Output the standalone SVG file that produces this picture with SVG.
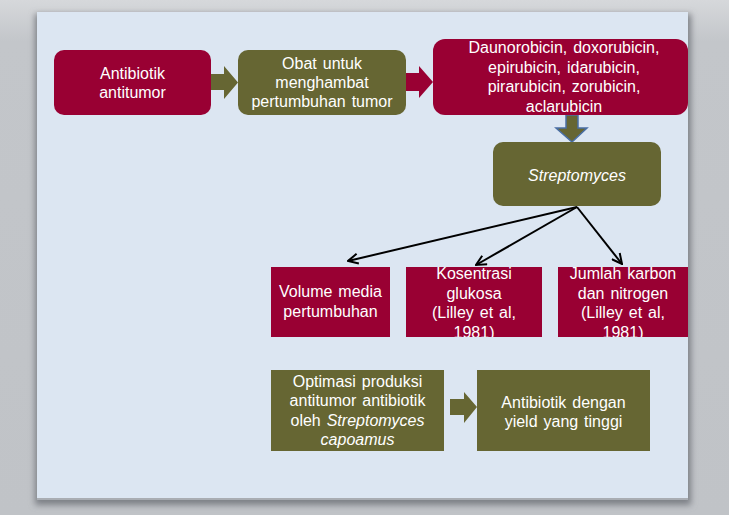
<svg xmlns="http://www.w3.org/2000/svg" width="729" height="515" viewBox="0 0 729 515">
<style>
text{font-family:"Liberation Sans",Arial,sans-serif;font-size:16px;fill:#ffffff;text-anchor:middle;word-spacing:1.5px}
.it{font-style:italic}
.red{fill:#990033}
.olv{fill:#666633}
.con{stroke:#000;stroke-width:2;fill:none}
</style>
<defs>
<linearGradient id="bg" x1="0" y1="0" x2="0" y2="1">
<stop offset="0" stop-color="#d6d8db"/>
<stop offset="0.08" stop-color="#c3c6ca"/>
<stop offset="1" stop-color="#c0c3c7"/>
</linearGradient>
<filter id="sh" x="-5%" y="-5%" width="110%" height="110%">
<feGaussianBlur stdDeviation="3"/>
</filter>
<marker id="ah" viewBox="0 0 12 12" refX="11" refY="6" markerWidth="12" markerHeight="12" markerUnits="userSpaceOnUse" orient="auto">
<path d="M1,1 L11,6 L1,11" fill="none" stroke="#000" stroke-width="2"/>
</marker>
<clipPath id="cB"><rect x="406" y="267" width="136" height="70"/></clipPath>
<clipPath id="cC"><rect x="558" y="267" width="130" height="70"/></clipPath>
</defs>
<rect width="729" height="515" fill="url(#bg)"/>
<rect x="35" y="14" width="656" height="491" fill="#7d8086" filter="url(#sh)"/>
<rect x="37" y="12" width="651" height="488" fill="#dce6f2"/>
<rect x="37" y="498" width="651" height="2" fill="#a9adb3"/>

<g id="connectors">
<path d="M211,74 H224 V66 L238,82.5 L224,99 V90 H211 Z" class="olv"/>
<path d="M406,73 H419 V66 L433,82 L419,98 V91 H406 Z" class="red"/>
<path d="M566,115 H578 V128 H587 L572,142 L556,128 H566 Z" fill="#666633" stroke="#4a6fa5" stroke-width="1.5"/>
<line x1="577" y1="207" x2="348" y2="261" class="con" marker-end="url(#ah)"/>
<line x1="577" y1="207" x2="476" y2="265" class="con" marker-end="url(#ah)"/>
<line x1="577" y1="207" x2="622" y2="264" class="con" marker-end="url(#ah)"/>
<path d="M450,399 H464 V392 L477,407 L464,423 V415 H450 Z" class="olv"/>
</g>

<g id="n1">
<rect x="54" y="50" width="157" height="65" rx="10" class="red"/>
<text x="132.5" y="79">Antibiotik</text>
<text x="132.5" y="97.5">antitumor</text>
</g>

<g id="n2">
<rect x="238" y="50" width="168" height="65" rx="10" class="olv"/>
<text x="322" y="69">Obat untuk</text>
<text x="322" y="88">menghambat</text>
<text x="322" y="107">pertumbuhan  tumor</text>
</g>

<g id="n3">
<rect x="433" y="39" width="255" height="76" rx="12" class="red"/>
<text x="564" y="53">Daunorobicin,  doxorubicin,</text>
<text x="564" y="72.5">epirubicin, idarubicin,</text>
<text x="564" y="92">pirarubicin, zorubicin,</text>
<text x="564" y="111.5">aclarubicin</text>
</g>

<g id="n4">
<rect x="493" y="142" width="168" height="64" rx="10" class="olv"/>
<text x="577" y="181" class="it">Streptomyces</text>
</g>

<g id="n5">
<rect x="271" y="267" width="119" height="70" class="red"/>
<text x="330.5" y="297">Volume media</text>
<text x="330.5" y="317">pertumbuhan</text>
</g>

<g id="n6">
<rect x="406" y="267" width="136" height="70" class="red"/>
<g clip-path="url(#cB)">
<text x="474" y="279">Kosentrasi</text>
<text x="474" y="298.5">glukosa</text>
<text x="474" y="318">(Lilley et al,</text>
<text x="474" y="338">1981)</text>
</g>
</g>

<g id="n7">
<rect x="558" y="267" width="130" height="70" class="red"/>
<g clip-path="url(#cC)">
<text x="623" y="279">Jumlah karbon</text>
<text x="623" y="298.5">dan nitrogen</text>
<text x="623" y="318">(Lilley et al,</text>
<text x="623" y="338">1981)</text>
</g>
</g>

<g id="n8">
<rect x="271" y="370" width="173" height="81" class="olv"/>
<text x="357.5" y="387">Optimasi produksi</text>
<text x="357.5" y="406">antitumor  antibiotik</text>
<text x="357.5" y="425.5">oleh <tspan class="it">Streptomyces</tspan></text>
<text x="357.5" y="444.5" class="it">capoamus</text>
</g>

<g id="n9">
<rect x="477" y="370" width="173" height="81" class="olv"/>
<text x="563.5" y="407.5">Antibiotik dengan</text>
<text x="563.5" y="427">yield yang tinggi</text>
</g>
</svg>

******

▶ _To do_:
Reproduce the data above in full, exactly as it is, with the pictures left out.

▶ _Written solution_:
Output the standalone SVG file that produces this picture with SVG.
<svg xmlns="http://www.w3.org/2000/svg" width="729" height="515" viewBox="0 0 729 515">
<style>
text{font-family:"Liberation Sans",Arial,sans-serif;font-size:16px;fill:#ffffff;text-anchor:middle;word-spacing:1.5px}
.it{font-style:italic}
.red{fill:#990033}
.olv{fill:#666633}
.con{stroke:#000;stroke-width:2;fill:none}
</style>
<defs>
<linearGradient id="bg" x1="0" y1="0" x2="0" y2="1">
<stop offset="0" stop-color="#d6d8db"/>
<stop offset="0.08" stop-color="#c3c6ca"/>
<stop offset="1" stop-color="#c0c3c7"/>
</linearGradient>
<filter id="sh" x="-5%" y="-5%" width="110%" height="110%">
<feGaussianBlur stdDeviation="3"/>
</filter>
<marker id="ah" viewBox="0 0 12 12" refX="11" refY="6" markerWidth="12" markerHeight="12" markerUnits="userSpaceOnUse" orient="auto">
<path d="M1,1 L11,6 L1,11" fill="none" stroke="#000" stroke-width="2"/>
</marker>
<clipPath id="cB"><rect x="406" y="267" width="136" height="70"/></clipPath>
<clipPath id="cC"><rect x="558" y="267" width="130" height="70"/></clipPath>
</defs>
<rect width="729" height="515" fill="url(#bg)"/>
<rect x="35" y="14" width="656" height="491" fill="#7d8086" filter="url(#sh)"/>
<rect x="37" y="12" width="651" height="488" fill="#dce6f2"/>
<rect x="37" y="498" width="651" height="2" fill="#a9adb3"/>

<g id="connectors">
<path d="M211,74 H224 V66 L238,82.5 L224,99 V90 H211 Z" class="olv"/>
<path d="M406,73 H419 V66 L433,82 L419,98 V91 H406 Z" class="red"/>
<path d="M566,115 H578 V128 H587 L572,142 L556,128 H566 Z" fill="#666633" stroke="#4a6fa5" stroke-width="1.5"/>
<line x1="577" y1="207" x2="348" y2="261" class="con" marker-end="url(#ah)"/>
<line x1="577" y1="207" x2="476" y2="265" class="con" marker-end="url(#ah)"/>
<line x1="577" y1="207" x2="622" y2="264" class="con" marker-end="url(#ah)"/>
<path d="M450,399 H464 V392 L477,407 L464,423 V415 H450 Z" class="olv"/>
</g>

<g id="n1">
<rect x="54" y="50" width="157" height="65" rx="10" class="red"/>
<text x="132.5" y="79">Antibiotik</text>
<text x="132.5" y="97.5">antitumor</text>
</g>

<g id="n2">
<rect x="238" y="50" width="168" height="65" rx="10" class="olv"/>
<text x="322" y="69">Obat untuk</text>
<text x="322" y="88">menghambat</text>
<text x="322" y="107">pertumbuhan  tumor</text>
</g>

<g id="n3">
<rect x="433" y="39" width="255" height="76" rx="12" class="red"/>
<text x="564" y="53">Daunorobicin,  doxorubicin,</text>
<text x="564" y="72.5">epirubicin, idarubicin,</text>
<text x="564" y="92">pirarubicin, zorubicin,</text>
<text x="564" y="111.5">aclarubicin</text>
</g>

<g id="n4">
<rect x="493" y="142" width="168" height="64" rx="10" class="olv"/>
<text x="577" y="181" class="it">Streptomyces</text>
</g>

<g id="n5">
<rect x="271" y="267" width="119" height="70" class="red"/>
<text x="330.5" y="297">Volume media</text>
<text x="330.5" y="317">pertumbuhan</text>
</g>

<g id="n6">
<rect x="406" y="267" width="136" height="70" class="red"/>
<g clip-path="url(#cB)">
<text x="474" y="279">Kosentrasi</text>
<text x="474" y="298.5">glukosa</text>
<text x="474" y="318">(Lilley et al,</text>
<text x="474" y="338">1981)</text>
</g>
</g>

<g id="n7">
<rect x="558" y="267" width="130" height="70" class="red"/>
<g clip-path="url(#cC)">
<text x="623" y="279">Jumlah karbon</text>
<text x="623" y="298.5">dan nitrogen</text>
<text x="623" y="318">(Lilley et al,</text>
<text x="623" y="338">1981)</text>
</g>
</g>

<g id="n8">
<rect x="271" y="370" width="173" height="81" class="olv"/>
<text x="357.5" y="387">Optimasi produksi</text>
<text x="357.5" y="406">antitumor  antibiotik</text>
<text x="357.5" y="425.5">oleh <tspan class="it">Streptomyces</tspan></text>
<text x="357.5" y="444.5" class="it">capoamus</text>
</g>

<g id="n9">
<rect x="477" y="370" width="173" height="81" class="olv"/>
<text x="563.5" y="407.5">Antibiotik dengan</text>
<text x="563.5" y="427">yield yang tinggi</text>
</g>
</svg>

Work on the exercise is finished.